BEGIN Raw data

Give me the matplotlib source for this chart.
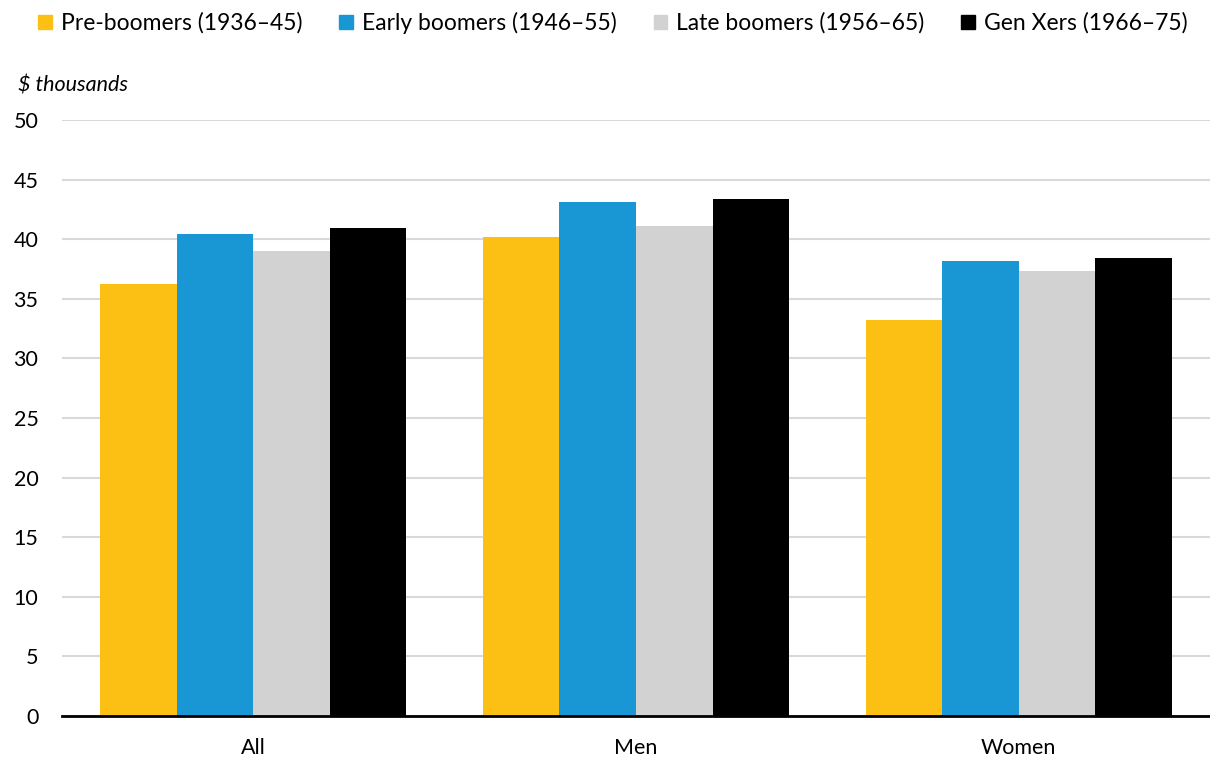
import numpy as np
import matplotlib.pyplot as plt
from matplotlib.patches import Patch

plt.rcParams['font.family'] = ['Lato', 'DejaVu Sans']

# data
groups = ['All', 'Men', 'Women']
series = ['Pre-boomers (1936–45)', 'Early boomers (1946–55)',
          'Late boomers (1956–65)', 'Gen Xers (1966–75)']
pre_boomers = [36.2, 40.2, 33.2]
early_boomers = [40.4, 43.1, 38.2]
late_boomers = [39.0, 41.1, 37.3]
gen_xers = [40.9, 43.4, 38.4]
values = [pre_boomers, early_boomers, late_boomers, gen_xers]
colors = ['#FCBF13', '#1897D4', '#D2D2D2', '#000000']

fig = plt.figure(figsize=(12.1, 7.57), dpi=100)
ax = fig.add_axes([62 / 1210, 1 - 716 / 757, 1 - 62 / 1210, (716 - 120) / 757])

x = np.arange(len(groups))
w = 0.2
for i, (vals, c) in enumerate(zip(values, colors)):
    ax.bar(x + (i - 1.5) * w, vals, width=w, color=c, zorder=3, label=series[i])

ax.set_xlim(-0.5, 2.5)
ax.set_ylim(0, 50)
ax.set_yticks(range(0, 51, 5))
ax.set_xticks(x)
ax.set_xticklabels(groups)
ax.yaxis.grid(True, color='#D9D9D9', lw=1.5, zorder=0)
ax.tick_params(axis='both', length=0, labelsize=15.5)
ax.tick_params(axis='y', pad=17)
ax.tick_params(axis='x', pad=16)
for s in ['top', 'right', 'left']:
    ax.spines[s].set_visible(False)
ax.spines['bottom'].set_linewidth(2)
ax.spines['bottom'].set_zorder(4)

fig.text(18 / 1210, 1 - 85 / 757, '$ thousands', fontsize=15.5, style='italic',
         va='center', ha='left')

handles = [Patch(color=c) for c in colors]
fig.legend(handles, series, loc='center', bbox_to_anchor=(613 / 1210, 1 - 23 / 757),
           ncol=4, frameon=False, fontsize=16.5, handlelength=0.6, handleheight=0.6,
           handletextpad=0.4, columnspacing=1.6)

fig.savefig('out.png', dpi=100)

END Raw data

Description of the task:
Please repeat exactly the data above from its first line to the line that contains "plt.rcParams['font.family'] = ['Lato', 'DejaVu", inclusive, and leave every picture out.

Complete answer:
Give me the matplotlib source for this chart.
import numpy as np
import matplotlib.pyplot as plt
from matplotlib.patches import Patch

plt.rcParams['font.family'] = ['Lato', 'DejaVu Sans']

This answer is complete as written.